Exactly and only the lines from the one containing "Convert this chart" through the one containing "Chart.register(...registerables);" belong in your copy. Pictures do not.

--- BEGIN Data shown ---

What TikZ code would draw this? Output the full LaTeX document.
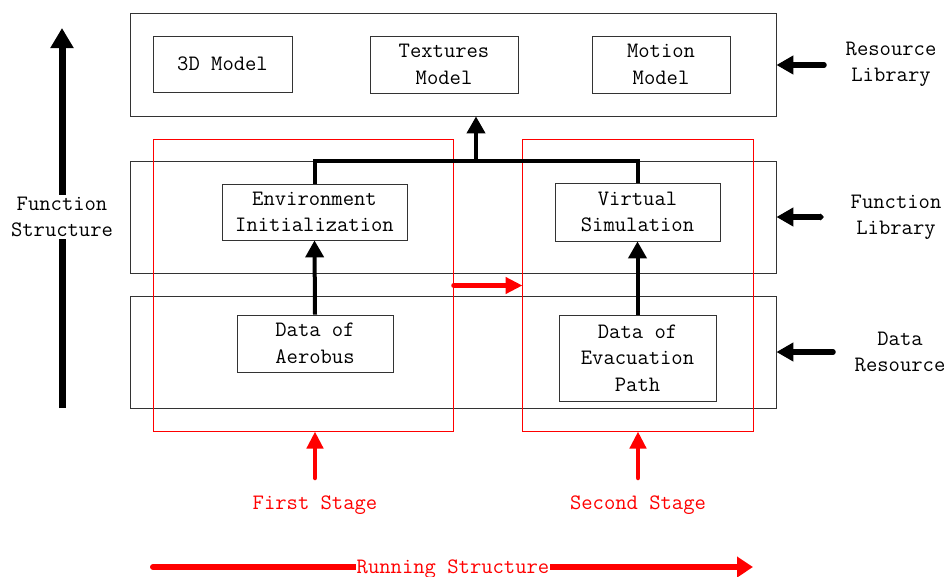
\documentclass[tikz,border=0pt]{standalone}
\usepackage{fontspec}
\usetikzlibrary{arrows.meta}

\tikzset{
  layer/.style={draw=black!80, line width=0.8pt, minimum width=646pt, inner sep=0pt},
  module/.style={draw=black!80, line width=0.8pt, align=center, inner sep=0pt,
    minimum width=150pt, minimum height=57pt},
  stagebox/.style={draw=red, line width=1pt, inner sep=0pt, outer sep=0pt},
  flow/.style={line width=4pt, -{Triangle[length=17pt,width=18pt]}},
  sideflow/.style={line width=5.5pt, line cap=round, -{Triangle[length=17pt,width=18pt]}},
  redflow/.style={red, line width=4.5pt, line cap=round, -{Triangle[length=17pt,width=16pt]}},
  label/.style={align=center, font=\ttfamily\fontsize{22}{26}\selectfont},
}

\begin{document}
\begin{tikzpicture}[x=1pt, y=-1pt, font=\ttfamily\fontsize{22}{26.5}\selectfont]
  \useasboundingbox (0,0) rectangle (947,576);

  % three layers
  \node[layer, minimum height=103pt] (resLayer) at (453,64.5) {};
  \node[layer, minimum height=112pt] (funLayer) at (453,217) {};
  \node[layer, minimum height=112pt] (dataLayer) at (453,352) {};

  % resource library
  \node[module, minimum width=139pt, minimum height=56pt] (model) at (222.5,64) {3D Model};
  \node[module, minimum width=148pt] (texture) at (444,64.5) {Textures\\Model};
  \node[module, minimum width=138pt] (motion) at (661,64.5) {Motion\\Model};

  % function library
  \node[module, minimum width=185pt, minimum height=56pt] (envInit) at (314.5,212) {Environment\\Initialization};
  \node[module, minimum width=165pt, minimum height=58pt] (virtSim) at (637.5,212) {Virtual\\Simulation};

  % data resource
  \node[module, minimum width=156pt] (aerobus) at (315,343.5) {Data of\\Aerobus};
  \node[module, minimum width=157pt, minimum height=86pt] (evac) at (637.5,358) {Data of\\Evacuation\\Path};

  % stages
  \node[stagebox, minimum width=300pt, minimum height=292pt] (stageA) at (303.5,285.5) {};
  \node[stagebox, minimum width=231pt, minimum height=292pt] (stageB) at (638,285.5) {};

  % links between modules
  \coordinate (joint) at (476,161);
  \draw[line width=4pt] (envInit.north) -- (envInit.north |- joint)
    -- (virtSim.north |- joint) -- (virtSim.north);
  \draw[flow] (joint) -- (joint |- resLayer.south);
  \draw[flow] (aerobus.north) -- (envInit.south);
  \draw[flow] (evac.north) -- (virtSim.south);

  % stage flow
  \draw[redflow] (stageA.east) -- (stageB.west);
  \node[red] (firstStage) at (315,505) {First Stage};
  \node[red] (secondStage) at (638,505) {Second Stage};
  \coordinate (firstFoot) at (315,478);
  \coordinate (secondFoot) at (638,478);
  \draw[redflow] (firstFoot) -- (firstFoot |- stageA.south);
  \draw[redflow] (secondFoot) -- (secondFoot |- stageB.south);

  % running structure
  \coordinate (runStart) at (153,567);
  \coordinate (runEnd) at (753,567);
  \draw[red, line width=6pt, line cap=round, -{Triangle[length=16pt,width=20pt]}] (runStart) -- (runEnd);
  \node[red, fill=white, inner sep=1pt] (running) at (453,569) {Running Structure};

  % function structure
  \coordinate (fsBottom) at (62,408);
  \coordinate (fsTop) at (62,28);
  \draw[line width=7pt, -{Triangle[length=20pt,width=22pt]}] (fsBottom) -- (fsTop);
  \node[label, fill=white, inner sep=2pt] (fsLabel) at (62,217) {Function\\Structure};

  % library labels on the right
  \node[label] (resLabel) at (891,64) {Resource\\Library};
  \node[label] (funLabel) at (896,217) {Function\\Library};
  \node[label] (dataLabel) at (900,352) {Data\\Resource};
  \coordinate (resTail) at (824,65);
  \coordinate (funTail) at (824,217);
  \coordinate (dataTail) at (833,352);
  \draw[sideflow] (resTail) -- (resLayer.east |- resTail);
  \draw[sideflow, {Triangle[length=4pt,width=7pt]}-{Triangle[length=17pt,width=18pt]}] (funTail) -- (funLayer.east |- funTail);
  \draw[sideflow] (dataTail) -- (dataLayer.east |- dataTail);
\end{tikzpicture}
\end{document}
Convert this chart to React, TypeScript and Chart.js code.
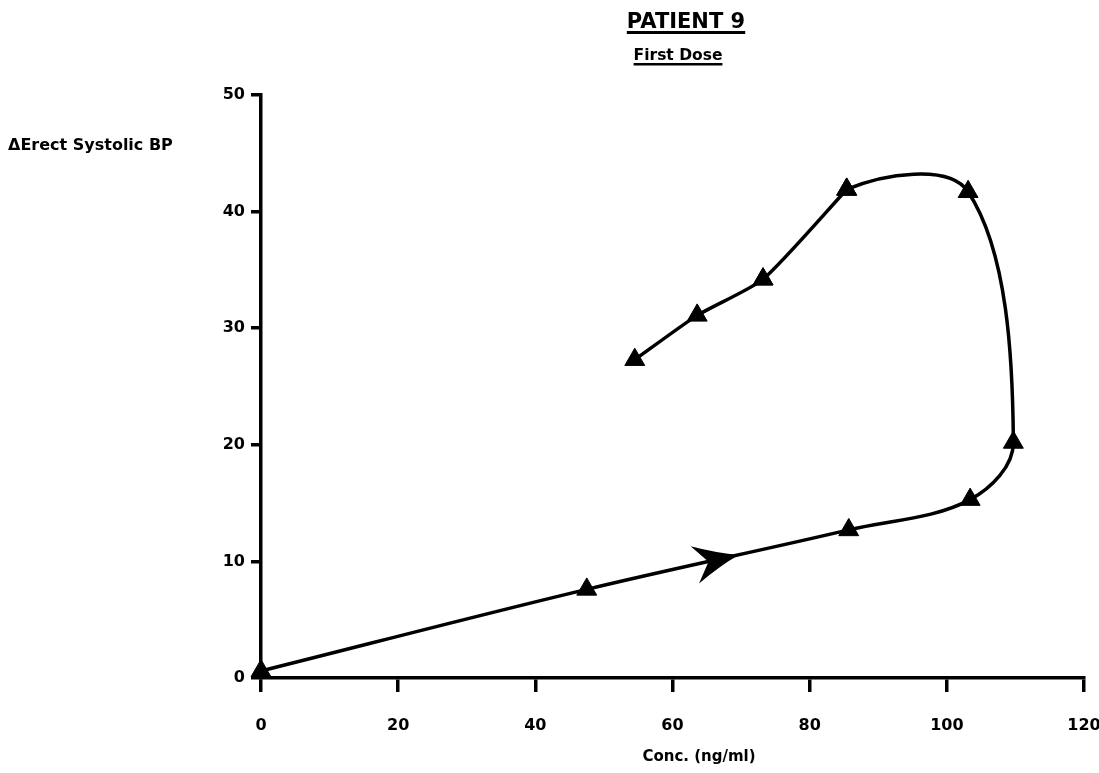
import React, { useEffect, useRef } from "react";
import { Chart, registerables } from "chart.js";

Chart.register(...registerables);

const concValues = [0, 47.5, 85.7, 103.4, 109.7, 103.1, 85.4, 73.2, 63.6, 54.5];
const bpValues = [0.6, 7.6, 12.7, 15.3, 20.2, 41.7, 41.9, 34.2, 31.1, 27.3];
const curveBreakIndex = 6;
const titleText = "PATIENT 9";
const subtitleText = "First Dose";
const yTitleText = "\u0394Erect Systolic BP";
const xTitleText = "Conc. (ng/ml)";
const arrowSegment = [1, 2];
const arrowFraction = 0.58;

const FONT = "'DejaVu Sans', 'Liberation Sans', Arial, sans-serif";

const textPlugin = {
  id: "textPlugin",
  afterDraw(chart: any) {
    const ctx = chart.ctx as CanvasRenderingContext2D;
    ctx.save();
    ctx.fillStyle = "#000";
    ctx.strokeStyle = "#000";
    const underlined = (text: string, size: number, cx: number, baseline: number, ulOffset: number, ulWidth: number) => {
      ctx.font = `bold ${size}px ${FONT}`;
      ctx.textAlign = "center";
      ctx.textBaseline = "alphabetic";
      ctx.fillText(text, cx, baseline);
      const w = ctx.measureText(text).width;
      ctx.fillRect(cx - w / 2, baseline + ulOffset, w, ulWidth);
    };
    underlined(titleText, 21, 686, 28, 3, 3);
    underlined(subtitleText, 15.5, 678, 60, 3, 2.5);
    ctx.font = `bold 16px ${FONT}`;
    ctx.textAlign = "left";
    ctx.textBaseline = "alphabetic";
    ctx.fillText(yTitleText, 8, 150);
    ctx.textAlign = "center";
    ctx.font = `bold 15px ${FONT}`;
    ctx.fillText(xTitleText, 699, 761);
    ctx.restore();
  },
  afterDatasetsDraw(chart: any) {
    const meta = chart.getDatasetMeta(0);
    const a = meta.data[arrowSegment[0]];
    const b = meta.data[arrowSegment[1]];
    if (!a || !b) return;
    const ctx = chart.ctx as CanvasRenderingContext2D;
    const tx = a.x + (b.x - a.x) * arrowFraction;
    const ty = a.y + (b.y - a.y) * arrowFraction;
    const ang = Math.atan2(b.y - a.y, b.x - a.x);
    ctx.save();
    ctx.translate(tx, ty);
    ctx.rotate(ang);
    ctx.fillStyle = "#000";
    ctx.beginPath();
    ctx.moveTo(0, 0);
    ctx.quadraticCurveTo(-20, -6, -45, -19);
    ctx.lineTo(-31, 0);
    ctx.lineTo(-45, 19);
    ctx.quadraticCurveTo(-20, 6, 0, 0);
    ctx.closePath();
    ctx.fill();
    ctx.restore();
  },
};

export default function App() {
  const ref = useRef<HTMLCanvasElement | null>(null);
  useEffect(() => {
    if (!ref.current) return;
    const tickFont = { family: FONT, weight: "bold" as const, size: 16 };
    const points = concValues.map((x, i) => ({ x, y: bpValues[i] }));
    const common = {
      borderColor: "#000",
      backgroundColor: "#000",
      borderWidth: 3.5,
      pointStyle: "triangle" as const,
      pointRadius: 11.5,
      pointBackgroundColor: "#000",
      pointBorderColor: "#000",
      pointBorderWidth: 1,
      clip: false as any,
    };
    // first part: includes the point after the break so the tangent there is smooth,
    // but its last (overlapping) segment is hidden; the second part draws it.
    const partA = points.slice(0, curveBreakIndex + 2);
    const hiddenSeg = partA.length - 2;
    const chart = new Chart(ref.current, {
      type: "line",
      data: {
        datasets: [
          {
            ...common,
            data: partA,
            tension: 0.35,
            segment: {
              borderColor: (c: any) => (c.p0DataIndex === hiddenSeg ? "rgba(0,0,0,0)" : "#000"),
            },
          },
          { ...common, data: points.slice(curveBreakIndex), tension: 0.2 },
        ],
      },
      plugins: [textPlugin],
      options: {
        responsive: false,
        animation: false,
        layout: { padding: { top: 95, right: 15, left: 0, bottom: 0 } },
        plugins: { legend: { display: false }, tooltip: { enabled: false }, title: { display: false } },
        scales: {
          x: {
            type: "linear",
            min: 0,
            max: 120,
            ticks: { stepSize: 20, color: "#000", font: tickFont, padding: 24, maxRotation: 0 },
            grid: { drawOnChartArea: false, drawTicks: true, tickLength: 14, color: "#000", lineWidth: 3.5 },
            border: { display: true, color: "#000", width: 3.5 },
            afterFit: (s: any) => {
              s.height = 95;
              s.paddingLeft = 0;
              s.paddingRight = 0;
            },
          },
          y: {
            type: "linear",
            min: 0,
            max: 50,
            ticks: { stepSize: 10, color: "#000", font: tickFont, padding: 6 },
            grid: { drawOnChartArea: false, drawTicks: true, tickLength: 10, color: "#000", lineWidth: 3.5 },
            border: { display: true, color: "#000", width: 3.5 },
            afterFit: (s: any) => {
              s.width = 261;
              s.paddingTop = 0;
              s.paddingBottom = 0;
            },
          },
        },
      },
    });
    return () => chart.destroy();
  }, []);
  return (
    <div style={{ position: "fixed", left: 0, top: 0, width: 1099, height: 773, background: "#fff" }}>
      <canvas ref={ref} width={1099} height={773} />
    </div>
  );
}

--- END Data shown ---

Written solution:
Convert this chart to React, TypeScript and Chart.js code.
import React, { useEffect, useRef } from "react";
import { Chart, registerables } from "chart.js";

Chart.register(...registerables);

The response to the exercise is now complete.